The Turkish police on Monday detained Ferhat Encü, the İstanbul provincial co-chair of the People’s Democratic Party (HDP) and at least 35 others who gathered to make a statement on yesterday’s police brutality against Encü, Artı Gerçek reported.
Encü was slapped by a policeman on Sunday during a protest in İstanbul’s Kadıköy district against human rights violations in Turkish prisons.
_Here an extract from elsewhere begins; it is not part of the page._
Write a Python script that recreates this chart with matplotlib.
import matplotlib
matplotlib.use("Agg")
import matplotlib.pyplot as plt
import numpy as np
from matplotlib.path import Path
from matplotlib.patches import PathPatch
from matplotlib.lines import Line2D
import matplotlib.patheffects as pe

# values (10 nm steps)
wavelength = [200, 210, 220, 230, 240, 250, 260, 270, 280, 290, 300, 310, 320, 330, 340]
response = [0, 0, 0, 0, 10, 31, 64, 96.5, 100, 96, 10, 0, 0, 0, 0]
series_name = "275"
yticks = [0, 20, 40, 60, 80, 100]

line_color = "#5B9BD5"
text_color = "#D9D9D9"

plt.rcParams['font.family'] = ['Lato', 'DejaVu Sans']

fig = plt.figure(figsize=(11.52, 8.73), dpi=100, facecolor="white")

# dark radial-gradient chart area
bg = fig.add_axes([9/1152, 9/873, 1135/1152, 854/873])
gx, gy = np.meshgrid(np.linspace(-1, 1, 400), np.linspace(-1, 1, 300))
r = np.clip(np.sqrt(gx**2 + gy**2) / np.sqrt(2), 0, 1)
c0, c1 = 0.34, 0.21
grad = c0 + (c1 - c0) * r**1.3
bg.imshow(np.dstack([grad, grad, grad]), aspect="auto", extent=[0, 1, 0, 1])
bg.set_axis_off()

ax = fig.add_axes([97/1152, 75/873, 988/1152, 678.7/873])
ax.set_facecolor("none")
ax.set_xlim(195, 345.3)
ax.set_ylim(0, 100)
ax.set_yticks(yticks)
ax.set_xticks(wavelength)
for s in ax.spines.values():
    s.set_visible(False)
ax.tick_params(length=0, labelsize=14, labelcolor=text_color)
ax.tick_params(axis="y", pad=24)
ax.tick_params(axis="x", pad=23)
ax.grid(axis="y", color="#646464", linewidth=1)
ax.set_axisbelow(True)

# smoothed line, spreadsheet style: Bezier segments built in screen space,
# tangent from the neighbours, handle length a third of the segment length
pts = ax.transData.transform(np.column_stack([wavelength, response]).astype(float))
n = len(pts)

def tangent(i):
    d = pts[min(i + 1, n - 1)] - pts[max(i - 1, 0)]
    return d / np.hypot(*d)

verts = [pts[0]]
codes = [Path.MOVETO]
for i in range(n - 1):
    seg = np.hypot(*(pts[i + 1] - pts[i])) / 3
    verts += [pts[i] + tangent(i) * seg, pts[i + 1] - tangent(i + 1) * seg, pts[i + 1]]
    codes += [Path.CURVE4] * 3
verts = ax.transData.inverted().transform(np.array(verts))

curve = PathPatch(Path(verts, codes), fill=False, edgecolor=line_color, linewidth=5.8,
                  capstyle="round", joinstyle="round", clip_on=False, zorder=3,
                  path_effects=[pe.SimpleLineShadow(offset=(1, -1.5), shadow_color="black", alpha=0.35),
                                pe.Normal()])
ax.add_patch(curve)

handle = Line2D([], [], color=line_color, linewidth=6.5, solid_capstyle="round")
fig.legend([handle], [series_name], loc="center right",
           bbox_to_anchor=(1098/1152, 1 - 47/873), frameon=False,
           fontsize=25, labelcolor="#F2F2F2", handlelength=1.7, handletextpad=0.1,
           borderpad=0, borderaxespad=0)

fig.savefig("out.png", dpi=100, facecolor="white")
A cameraman of Artı Gerçek was also detained, while a correspondent of the same outlet was battered by the police during the protest organised by the families of prisoners.
A group, including former HDP MP Encü, gathered on Monday in front of the HDP’s district headquarters to read a press statement condemning the police brutality against Encü and the relatives of prisoners.
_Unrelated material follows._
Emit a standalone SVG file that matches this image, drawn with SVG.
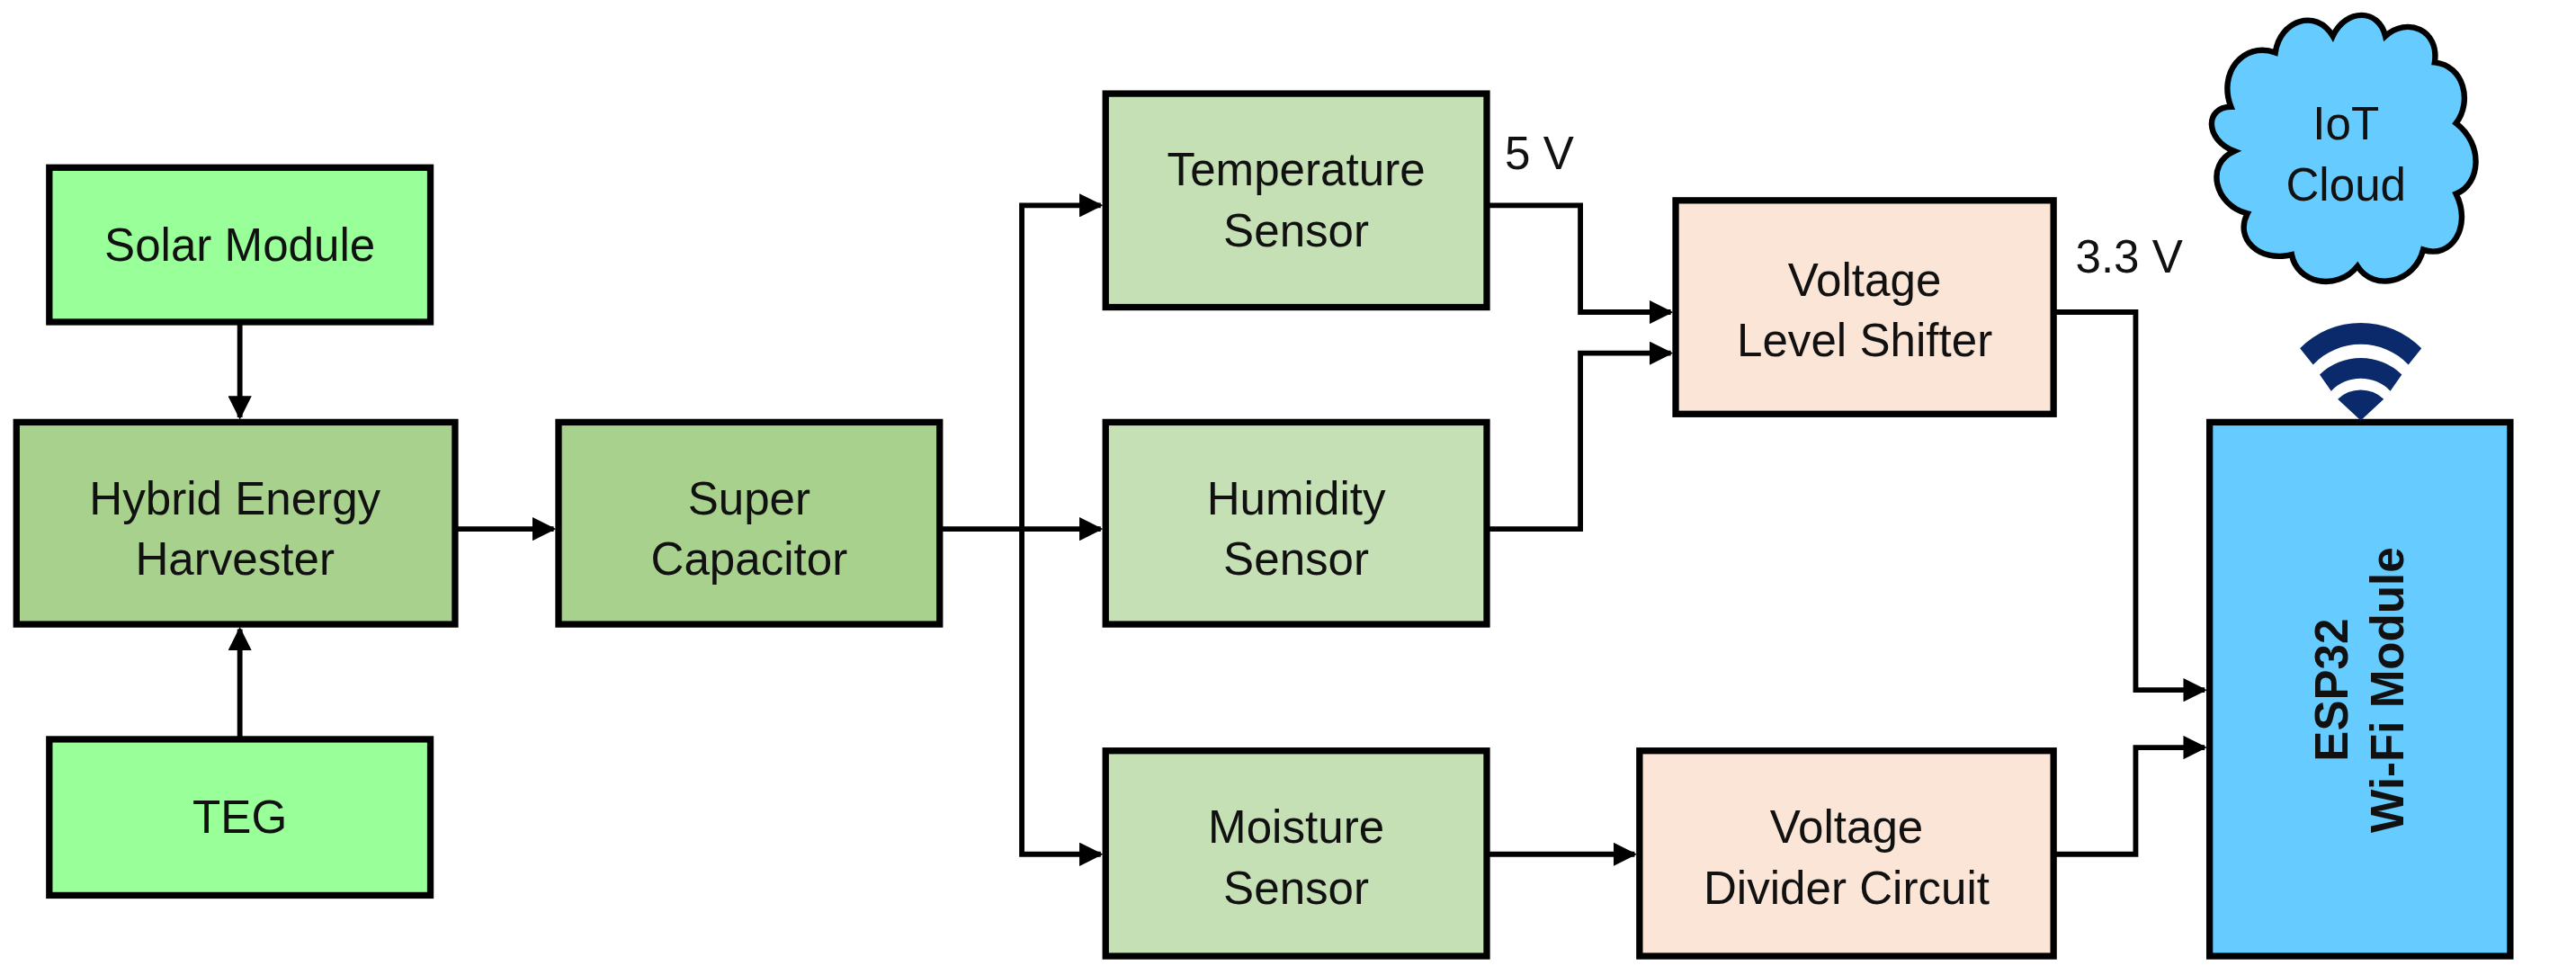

However, the district governor of Kadıköy banned the reading of the statement and the police attacked the group after HDP co-chairs entered the district headquarters.
Some members of the riot police also entered the building, while the police moved the press away from the area, Artı Gerçek said, adding that the police officer who slapped Encü a day earlier was also among the intervening security forces.
The police closed all streets surrounding the HDP Kadıköy headquarters and blockaded it, while detaining Encü and at least 35 protesters. According to the Mezopotamya News Agency, the number of detainees reached almost 100, including the other İstanbul provincial co-chair and some senior executives of the HDP.
Despite the police blockade, HDP co-chair Pervin Buldan gave a speech.
“I want to say dear friends, but our friends are not with us. I want to say dear members of the press, but members of the press are not with us,” she said. The blockade today will remain as a black stain on Turkey’s democracy, on Turkey’s justice, on Turkey’s law,” she added.
Buldan said that the police officer’s assault on Encü was also an indicator of the intolerance to the will of the people in İstanbul, and in Roboski, a village in the southeastern province of Şırnak where Encü was born and where 34 unarmed people were killed by the Turkish jets in 2011.
Reminding that the anniversary of the 28 December Roboski Massacre is only days away, Buldan said that the police who slapped Encü were encouraged by the government and the country’s Interior Minister.
“It is not just a slap,” Buldan said. “It is a sign of hostility against Kurds. It is a sign of hostility against the HDP. It is the sign of unfairness and unlawfulness against democratic politics,” she continued.
“This is the picture of the government’s fear,” the party’s other co-chair Mithat Sancar said about the police blockade. “Why are they afraid? Because they have created a criminal empire. The reason they want to block the HDP and its components and alliances, who are giving the most effective, the most determined, the most uncompromising struggle against this criminal empire, is that they know the power that can change this picture lies here,” he added.
Kemal Kılıçdaroğlu, the leader of the main opposition Republican People’s Party (CHP), denounced the police blockade against Sancar on Twitter.
“Under no circumstances should political party chairs be made subject to police blockade under orders. I condemn this disgraceful act against Mithat Sancar,” Kılıçdaroğlu wrote.